Несомненно, что центральным событием философ­ской дискуссии явилось заранее планировавшееся вы­ступление А.А.Жданова. Целая неделя потребовалась председательствовавшему, чтобы «войти в тему». Были составлены записки об основных недостатках книги Александрова, отмеченные в ходе дискуссии, и другие подготовительные материалы. Работа над текстом вы­ступления была завершена к 23 июня, и текст направлен Сталину со следующим сопроводительным письмом:

«Тов. Сталину

Направляю Вам проект своей речи на философской дискуссии. Очень прошу Вас просмотреть и сделать свои указания. Речь предполагаю произнести завтра, 24-го июня в 6 ч. вечера, после чего, по-моему, следует вести прения еще в течение вечернего заседания 24-го и часть вечернего
заседания 25-го июня с тем, чтобы 25-го июня дать заклю чительное слово т. Александрову и на этом закончить дж куссию.

23/У1.1947 г.

А. Жданов»1

Это послание-автограф, написанный фиолетовыми чернилами. А ниже на том же листе ответ — простым карандашом:

«Т. Жданов!

Вышло не плохо. Хорошо бы разбить речь на две главы (глава 1-ая = критика учебника, глава 2-ая = о философ, фронте). Есть поправки в тексте.

И.Сталин»[204].

Правка И.В.Сталиным текста выступления А.А.Жда- нова по книге Г.Ф.Александрова «История западноевро­пейской философии»[205] (в прямые скобки взяты вычерк нутые Сталиным слова, а в круглые — замененные, прописными буквами выделены вписанные им; цифры, стоящие в начале строк, обозначают страницы маши нописного текста выступления, а в конце — указыва ют страницы публикации в журнале «Вопросы филосо­фии» № 1 за 1947 г.).

2. «Заранее прошу извинения за то, что буду прибегать к [умеренному] употреблению цитат...» — с. 256.

4. «[Второе.] Что касается научности учебника...» — с. 257.

10. «С появлением марксизма, как научного миросозер­цания пролетариата [как учения масс] кончается старый пе­риод истории философии...» Вычеркнув отмеченные слова и поставив после них вопросительный знак, Сталин напи­сал на полях: «НЕ ТО». А в следующем абзаце он вписал над строкой, что философия «стала научным оружием в руках ПРОЛЕТАРСКИХ масс — с. 259. Проведенное Ста­линым редактирование Жданов счел достаточным и какой- либо иной правки не вносил.

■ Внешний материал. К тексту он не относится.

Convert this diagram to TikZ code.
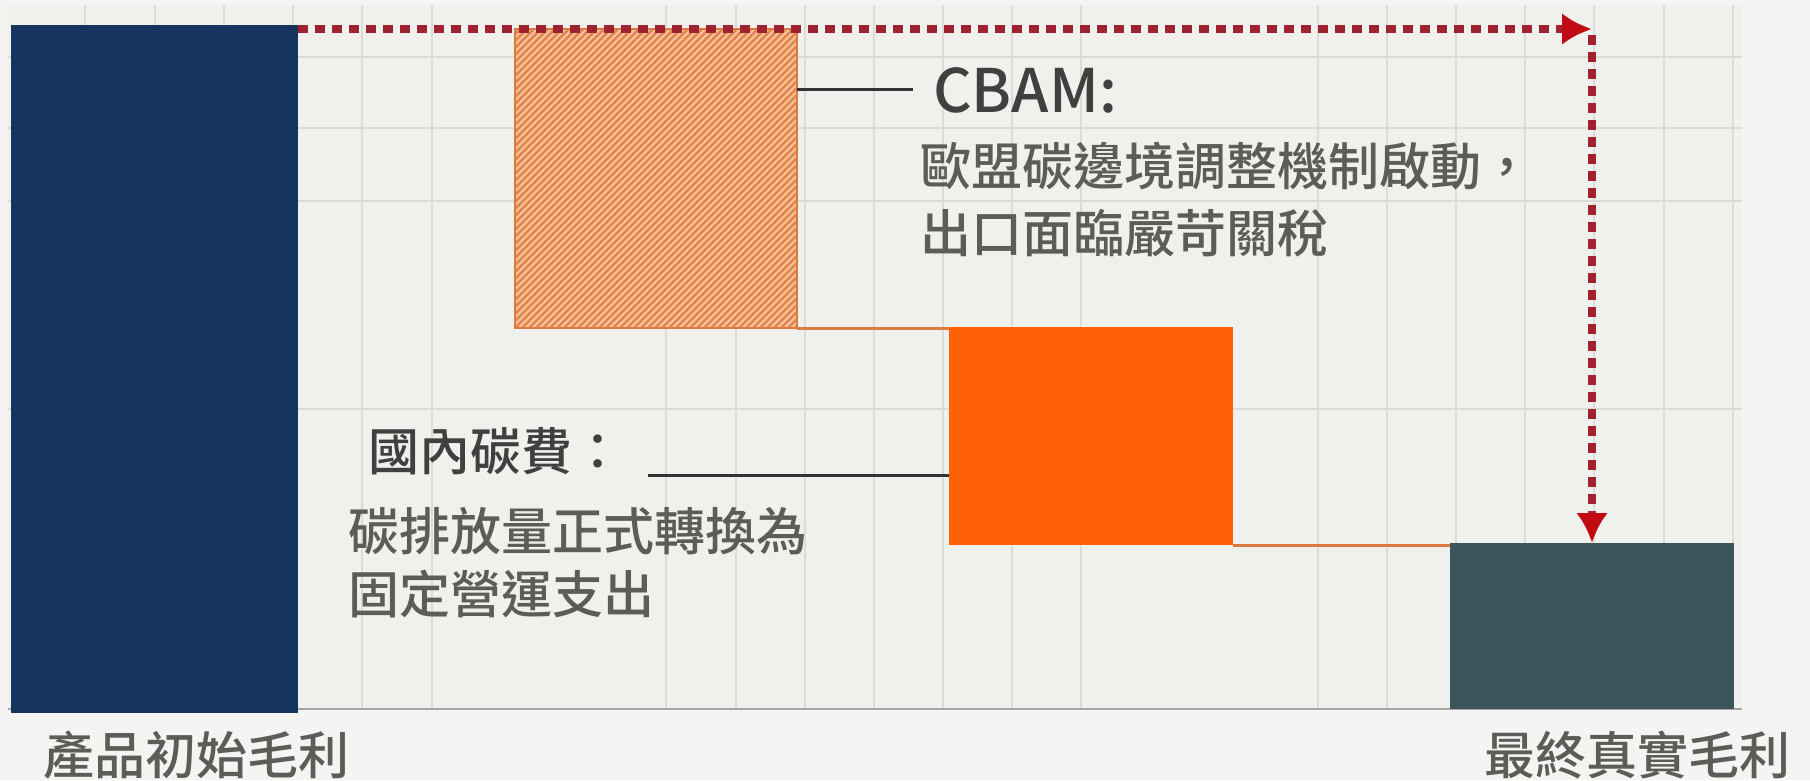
\documentclass[tikz,border=0pt]{standalone}
\usepackage{fontspec}
\setmainfont{Noto Sans CJK TC}[UprightFont=* Medium,BoldFont=* Bold]
\usetikzlibrary{arrows.meta}
\definecolor{pagebg}{HTML}{F4F4F3}
\definecolor{gridbg}{HTML}{F0F0EC}
\definecolor{gridline}{HTML}{DCDCD7}
\definecolor{navy}{HTML}{15355F}
\definecolor{hatchlight}{HTML}{F7C7A2}
\definecolor{hatchdark}{HTML}{E2854F}
\definecolor{hatchedge}{HTML}{DC7A42}
\definecolor{carbon}{HTML}{FF6206}
\definecolor{slate}{HTML}{3D545B}
\definecolor{dotred}{HTML}{9E2230}
\definecolor{tipred}{HTML}{C00A14}
\definecolor{textgray}{HTML}{5C5C58}
\definecolor{labelgray}{HTML}{404040}

\begin{document}
\begin{tikzpicture}[x=1pt,y=-1pt,
    bar/.style={rectangle,anchor=north west,inner sep=0pt,outer sep=0pt},
    bodytext/.style={anchor=base west,inner sep=0pt,text=textgray,font=\fontsize{51}{60}\selectfont},
    leader/.style={draw=black!80,line width=3pt},
    link/.style={draw=hatchedge,line width=3pt},
    flow/.style={draw=dotred,line width=8pt,dash pattern=on 10pt off 7pt,-{Latex[length=30pt,width=32pt,color=tipred]}}]
  \path[use as bounding box,fill=pagebg] (0,0) rectangle (1810,780);
  % grid paper
  \fill[gridbg] (8,5) rectangle (1742,709);
  \foreach \gx in {85,155,224,293,362,432,666,736,805,874,943,1012,1081,1318,1387,1456,1525,1594,1664,1733}
    \draw[gridline,line width=2pt] (\gx,5) -- (\gx,709);
  \foreach \gy in {57,128,201,409}
    \draw[gridline,line width=2pt] (8,\gy) -- (1742,\gy);
  \draw[black!35,line width=2pt] (8,709) -- (1742,709);
  % bars
  \node[bar,fill=navy,minimum width=287pt,minimum height=688pt] (init) at (11,25) {};
  \node[bar,fill=hatchlight,draw=hatchedge,line width=2.5pt,minimum width=282pt,minimum height=299pt,
    path picture={\foreach \k in {-301,-294,...,288}
      \draw[hatchdark,line width=2.6pt] ([xshift=\k pt]path picture bounding box.south west) -- ++(300,-300);}] (cbam) at (515,29) {};
  \node[bar,fill=carbon,minimum width=284pt,minimum height=218pt] (fee) at (949,327) {};
  \node[bar,fill=slate,minimum width=284pt,minimum height=166pt] (final) at (1450,543) {};
  \draw[link] (cbam.south east) -- (cbam.south east -| fee.west);
  \draw[link] (fee.south east) -- (fee.south east -| final.west);
  % dotted drop
  \coordinate (corner) at (final.north |- 0,29);
  \draw[flow] ([yshift=-4pt]init.north east) -- (corner);
  \draw[flow] ([yshift=-6pt]corner) -- (final.north);
  % labels
  \node[anchor=base west,inner sep=0pt,text=labelgray,font=\fontsize{60}{70}\selectfont] (cbamlabel) at (933,112) {CBAM:};
  \draw[leader] (cbamlabel.west -| cbam.east) -- ([xshift=-20pt]cbamlabel.west);
  \node[bodytext] (cbamline1) at (920,185) {歐盟碳邊境調整機制啟動，};
  \node[bodytext] (cbamline2) at (920,252) {出口面臨嚴苛關稅};
  \node[bodytext,text=labelgray] (domlabel) at (368,470) {國內碳費：};
  \coordinate (domtip) at ([xshift=25pt,yshift=-5pt]domlabel.base east);
  \draw[leader] (domtip) -- (domtip -| fee.west);
  \node[bodytext] (domline1) at (348,550) {碳排放量正式轉換為};
  \node[bodytext] (domline2) at (348,613) {固定營運支出};
  \node[bodytext] (initlabel) at (43,774) {產品初始毛利};
  \node[bodytext,anchor=base east] (finallabel) at (1791,774) {最終真實毛利};
\end{tikzpicture}
\end{document}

И. «[Третье.] Совершенно неоправданным является тот факт...» — с. 260.

12. «[Четвертое.] Ряд товарищей указывали, что введе­ние...».

И в том же абзаце: «Я уже говорил о неправильном и неточном определении предмета (науки) ФИЛОСОФИИ» — с. 260. В опубликованном тексте «ряд товарищей» заменен на «некоторые товарищи».

14. «Известна та страстность и непримиримость, с кото­рыми марксизм-ленинизм (вели) ВЕЛ и (ведут) ВЕДЕТ острейшую борьбу со всеми врагами материализма» — с. 261. В опубликованном тексте «страстность» заменена на «страсть», а после «марксизм-ленинизм» вставлено «всег­да».

16. «...марксизм возник, вырос и победил в беспощад­ной борьбе со всеми представителями идеалистического (мракобесия) НАПРАВЛЕНИЯ» — с. 261.

18. «Изложение философских взглядов в учебнике ве­дется абстрактно, объективистски (бесстрастно) НЕЙТРАЛЬ­НО» - с. 262.